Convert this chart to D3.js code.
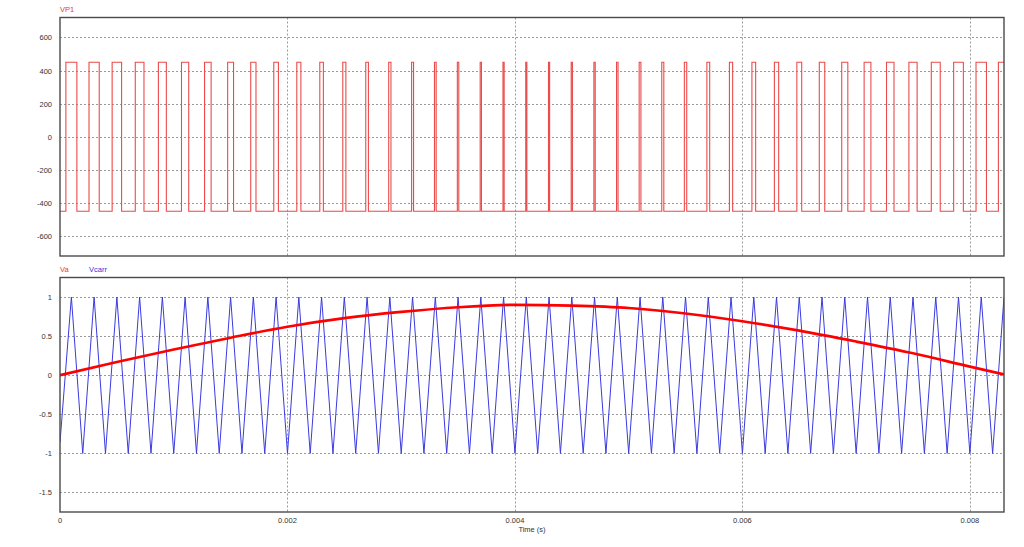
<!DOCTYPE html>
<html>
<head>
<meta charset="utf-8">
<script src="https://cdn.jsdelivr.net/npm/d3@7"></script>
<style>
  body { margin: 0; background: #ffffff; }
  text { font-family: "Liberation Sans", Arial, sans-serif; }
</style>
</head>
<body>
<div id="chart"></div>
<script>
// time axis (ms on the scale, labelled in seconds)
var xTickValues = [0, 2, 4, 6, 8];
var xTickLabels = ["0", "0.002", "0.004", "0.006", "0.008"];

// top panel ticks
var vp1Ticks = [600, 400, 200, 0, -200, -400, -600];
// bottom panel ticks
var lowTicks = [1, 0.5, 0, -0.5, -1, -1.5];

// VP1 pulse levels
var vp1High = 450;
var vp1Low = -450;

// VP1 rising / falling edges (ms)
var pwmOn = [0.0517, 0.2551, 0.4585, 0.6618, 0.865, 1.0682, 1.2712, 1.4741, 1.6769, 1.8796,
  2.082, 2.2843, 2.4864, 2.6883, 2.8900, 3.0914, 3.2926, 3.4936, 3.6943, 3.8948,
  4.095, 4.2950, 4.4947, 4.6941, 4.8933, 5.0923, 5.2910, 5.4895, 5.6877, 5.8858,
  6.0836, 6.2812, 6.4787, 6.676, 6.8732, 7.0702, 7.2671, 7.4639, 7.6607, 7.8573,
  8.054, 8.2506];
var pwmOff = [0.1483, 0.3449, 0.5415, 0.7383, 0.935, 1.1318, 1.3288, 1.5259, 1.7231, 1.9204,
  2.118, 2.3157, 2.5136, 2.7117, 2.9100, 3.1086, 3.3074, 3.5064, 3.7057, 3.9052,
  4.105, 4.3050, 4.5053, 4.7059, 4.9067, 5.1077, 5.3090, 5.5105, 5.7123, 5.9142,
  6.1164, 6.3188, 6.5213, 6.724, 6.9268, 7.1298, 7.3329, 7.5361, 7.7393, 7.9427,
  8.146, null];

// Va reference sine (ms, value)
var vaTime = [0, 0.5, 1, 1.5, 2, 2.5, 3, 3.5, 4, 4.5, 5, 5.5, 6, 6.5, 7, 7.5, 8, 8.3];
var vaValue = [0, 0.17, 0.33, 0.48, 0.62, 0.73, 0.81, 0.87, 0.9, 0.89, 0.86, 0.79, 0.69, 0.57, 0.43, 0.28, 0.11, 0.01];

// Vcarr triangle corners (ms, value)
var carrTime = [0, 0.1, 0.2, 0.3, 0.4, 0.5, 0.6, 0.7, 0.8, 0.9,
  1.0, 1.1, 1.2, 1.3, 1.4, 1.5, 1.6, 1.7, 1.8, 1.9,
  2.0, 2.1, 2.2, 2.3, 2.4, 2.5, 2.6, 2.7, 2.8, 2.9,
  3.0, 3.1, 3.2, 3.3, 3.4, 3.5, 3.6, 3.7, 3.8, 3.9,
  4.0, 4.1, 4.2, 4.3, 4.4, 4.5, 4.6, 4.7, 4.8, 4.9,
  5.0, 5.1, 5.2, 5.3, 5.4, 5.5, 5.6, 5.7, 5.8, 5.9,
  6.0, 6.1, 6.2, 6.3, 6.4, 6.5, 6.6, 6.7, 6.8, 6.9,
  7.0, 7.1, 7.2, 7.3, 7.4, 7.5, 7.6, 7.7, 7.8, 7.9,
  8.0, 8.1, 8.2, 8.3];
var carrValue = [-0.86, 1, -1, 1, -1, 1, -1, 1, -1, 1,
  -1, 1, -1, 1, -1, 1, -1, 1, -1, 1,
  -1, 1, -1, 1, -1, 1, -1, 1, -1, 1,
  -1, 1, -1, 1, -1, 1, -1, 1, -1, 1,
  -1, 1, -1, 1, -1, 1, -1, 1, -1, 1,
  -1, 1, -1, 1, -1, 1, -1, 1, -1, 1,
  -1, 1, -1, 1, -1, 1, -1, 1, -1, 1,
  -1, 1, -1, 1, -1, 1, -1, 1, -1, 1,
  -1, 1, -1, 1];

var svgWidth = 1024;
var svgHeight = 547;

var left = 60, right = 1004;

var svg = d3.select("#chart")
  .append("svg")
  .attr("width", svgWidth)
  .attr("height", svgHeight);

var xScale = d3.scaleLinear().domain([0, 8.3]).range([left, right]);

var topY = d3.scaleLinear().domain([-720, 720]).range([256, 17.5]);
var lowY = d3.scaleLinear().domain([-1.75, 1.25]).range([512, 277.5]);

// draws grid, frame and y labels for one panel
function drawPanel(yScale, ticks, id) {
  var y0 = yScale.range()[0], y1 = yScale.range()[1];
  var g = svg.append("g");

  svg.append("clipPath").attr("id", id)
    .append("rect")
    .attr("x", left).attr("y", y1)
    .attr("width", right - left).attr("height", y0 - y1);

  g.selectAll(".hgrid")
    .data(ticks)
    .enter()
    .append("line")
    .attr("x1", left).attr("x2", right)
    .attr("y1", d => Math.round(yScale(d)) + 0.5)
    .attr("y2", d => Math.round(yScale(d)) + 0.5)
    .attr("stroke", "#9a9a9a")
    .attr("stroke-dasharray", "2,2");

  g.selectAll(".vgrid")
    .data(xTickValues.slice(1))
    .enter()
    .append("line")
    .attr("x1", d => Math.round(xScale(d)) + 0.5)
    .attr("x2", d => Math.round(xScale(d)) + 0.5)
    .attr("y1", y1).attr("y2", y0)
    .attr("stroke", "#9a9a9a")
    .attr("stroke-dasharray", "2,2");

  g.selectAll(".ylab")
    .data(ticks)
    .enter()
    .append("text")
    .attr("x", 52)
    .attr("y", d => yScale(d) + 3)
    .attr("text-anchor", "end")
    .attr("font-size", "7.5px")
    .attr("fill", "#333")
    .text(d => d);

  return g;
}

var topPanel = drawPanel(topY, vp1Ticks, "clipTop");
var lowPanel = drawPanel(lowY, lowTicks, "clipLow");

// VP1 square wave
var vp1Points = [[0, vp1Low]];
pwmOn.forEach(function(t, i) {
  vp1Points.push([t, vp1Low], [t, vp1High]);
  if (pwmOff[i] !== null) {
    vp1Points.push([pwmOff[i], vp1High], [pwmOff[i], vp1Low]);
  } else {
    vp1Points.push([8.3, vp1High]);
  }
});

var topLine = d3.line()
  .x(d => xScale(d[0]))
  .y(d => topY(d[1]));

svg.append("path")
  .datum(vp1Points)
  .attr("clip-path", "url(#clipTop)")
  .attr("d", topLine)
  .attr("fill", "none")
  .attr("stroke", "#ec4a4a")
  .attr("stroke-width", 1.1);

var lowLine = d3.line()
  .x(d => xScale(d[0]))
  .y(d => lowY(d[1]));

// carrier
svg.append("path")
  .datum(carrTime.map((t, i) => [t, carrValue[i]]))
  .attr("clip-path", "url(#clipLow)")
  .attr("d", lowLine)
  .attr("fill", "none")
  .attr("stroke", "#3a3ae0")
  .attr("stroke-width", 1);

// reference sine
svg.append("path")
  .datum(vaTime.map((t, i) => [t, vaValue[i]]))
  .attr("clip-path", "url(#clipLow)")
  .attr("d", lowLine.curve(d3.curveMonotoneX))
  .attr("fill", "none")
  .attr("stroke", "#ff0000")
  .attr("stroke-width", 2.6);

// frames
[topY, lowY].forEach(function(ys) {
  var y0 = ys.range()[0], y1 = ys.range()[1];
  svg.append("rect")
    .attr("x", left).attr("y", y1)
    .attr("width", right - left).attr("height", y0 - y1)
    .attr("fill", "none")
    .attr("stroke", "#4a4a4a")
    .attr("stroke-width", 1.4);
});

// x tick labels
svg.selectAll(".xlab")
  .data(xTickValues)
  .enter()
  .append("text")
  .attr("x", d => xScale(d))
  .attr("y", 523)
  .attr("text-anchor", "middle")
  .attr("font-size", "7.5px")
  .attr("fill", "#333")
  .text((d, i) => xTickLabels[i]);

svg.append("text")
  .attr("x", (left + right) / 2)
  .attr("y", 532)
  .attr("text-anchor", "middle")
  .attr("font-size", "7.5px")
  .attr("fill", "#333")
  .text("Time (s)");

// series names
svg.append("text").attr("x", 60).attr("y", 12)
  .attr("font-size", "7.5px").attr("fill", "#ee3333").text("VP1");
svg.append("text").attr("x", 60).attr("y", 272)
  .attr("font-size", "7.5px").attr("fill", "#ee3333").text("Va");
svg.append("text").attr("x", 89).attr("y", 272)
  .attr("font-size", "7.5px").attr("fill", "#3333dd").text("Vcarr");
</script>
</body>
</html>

----------

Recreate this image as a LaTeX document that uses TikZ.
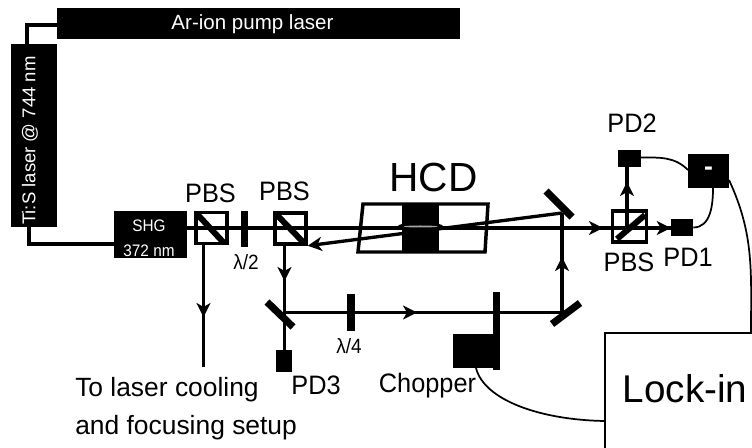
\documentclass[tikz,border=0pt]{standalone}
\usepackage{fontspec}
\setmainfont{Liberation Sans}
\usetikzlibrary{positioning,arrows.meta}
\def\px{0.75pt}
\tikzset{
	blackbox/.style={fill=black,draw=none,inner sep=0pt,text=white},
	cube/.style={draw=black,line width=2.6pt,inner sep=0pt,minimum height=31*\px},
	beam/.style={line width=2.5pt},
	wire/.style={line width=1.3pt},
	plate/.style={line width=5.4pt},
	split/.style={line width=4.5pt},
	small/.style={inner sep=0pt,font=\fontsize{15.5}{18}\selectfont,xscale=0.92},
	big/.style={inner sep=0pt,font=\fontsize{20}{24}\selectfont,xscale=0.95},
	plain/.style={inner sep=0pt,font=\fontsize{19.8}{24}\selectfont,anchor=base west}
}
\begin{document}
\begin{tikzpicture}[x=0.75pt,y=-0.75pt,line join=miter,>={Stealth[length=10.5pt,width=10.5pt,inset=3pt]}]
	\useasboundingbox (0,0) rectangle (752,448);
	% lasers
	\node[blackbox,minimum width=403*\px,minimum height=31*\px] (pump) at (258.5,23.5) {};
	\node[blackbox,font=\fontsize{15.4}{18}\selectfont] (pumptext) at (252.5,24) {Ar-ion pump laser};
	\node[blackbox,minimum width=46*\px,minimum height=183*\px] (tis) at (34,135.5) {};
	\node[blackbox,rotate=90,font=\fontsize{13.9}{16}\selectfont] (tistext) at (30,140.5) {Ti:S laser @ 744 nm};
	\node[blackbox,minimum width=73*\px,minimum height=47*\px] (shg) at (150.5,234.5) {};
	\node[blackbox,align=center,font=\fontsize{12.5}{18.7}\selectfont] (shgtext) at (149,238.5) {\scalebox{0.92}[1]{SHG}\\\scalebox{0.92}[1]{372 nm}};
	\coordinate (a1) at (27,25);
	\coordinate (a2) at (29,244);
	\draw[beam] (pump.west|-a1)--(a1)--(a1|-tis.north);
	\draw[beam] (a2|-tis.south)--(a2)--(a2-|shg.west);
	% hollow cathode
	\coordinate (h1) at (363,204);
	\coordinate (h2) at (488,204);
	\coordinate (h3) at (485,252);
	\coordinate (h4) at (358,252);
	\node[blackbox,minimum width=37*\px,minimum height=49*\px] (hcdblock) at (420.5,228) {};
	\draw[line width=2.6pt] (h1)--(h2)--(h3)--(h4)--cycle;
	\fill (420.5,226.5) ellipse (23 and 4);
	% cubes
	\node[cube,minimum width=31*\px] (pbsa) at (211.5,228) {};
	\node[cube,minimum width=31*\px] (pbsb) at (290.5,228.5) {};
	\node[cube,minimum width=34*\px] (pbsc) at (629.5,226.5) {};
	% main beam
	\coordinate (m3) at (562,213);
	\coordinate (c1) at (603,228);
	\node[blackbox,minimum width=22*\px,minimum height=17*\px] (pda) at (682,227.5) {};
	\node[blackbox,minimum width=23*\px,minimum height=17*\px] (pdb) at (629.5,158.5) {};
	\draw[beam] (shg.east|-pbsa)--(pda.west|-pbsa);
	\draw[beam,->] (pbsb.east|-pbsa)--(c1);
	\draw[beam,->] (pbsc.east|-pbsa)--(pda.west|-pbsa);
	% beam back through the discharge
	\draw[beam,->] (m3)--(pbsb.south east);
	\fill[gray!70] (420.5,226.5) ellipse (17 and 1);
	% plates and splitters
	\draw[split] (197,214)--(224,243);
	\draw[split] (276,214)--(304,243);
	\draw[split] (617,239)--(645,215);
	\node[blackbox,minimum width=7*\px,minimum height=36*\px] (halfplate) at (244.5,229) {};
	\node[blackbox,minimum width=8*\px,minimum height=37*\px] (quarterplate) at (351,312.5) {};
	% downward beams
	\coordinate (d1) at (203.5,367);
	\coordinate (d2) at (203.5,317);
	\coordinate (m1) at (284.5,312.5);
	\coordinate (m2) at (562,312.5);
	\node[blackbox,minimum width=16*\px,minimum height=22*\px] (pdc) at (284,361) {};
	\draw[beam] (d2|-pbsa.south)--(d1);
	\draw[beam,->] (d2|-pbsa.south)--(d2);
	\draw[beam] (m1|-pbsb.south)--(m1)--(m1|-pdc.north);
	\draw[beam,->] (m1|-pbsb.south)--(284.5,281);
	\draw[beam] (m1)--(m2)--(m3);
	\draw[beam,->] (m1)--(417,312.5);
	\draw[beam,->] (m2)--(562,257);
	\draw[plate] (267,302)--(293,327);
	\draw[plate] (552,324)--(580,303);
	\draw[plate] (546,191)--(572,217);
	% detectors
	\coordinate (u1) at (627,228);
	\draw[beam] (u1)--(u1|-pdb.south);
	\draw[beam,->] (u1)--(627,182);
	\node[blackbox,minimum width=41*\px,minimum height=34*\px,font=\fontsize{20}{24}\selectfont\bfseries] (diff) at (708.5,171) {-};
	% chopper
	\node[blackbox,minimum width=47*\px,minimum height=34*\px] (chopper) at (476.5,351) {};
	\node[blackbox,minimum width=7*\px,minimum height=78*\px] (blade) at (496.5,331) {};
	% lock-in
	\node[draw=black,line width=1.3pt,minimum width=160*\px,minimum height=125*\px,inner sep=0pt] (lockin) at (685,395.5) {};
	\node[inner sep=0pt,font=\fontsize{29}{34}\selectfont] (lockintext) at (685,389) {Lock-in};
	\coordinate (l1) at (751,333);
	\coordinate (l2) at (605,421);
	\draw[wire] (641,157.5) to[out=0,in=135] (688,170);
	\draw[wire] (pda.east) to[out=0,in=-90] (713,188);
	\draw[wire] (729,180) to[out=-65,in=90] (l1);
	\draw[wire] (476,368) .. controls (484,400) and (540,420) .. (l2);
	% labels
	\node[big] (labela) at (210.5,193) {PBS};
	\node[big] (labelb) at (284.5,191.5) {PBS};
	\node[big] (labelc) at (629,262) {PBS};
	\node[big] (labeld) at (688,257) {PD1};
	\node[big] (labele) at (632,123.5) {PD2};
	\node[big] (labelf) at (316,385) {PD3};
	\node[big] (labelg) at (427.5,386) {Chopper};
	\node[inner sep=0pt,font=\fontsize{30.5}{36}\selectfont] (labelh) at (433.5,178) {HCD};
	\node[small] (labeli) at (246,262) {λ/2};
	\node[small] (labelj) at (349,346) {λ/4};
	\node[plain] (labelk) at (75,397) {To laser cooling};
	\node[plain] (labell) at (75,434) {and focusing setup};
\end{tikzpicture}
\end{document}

----------

### Short exercise
Keep the pictures out, and extract only the lines that begin at the one containing "Convert this chart to D3.js code." and end at the one containing "0.28, 0.11, 0.01];", inclusive.

### Output for this task
Convert this chart to D3.js code.
<!DOCTYPE html>
<html>
<head>
<meta charset="utf-8">
<script src="https://cdn.jsdelivr.net/npm/d3@7"></script>
<style>
  body { margin: 0; background: #ffffff; }
  text { font-family: "Liberation Sans", Arial, sans-serif; }
</style>
</head>
<body>
<div id="chart"></div>
<script>
// time axis (ms on the scale, labelled in seconds)
var xTickValues = [0, 2, 4, 6, 8];
var xTickLabels = ["0", "0.002", "0.004", "0.006", "0.008"];

// top panel ticks
var vp1Ticks = [600, 400, 200, 0, -200, -400, -600];
// bottom panel ticks
var lowTicks = [1, 0.5, 0, -0.5, -1, -1.5];

// VP1 pulse levels
var vp1High = 450;
var vp1Low = -450;

// VP1 rising / falling edges (ms)
var pwmOn = [0.0517, 0.2551, 0.4585, 0.6618, 0.865, 1.0682, 1.2712, 1.4741, 1.6769, 1.8796,
  2.082, 2.2843, 2.4864, 2.6883, 2.8900, 3.0914, 3.2926, 3.4936, 3.6943, 3.8948,
  4.095, 4.2950, 4.4947, 4.6941, 4.8933, 5.0923, 5.2910, 5.4895, 5.6877, 5.8858,
  6.0836, 6.2812, 6.4787, 6.676, 6.8732, 7.0702, 7.2671, 7.4639, 7.6607, 7.8573,
  8.054, 8.2506];
var pwmOff = [0.1483, 0.3449, 0.5415, 0.7383, 0.935, 1.1318, 1.3288, 1.5259, 1.7231, 1.9204,
  2.118, 2.3157, 2.5136, 2.7117, 2.9100, 3.1086, 3.3074, 3.5064, 3.7057, 3.9052,
  4.105, 4.3050, 4.5053, 4.7059, 4.9067, 5.1077, 5.3090, 5.5105, 5.7123, 5.9142,
  6.1164, 6.3188, 6.5213, 6.724, 6.9268, 7.1298, 7.3329, 7.5361, 7.7393, 7.9427,
  8.146, null];

// Va reference sine (ms, value)
var vaTime = [0, 0.5, 1, 1.5, 2, 2.5, 3, 3.5, 4, 4.5, 5, 5.5, 6, 6.5, 7, 7.5, 8, 8.3];
var vaValue = [0, 0.17, 0.33, 0.48, 0.62, 0.73, 0.81, 0.87, 0.9, 0.89, 0.86, 0.79, 0.69, 0.57, 0.43, 0.28, 0.11, 0.01];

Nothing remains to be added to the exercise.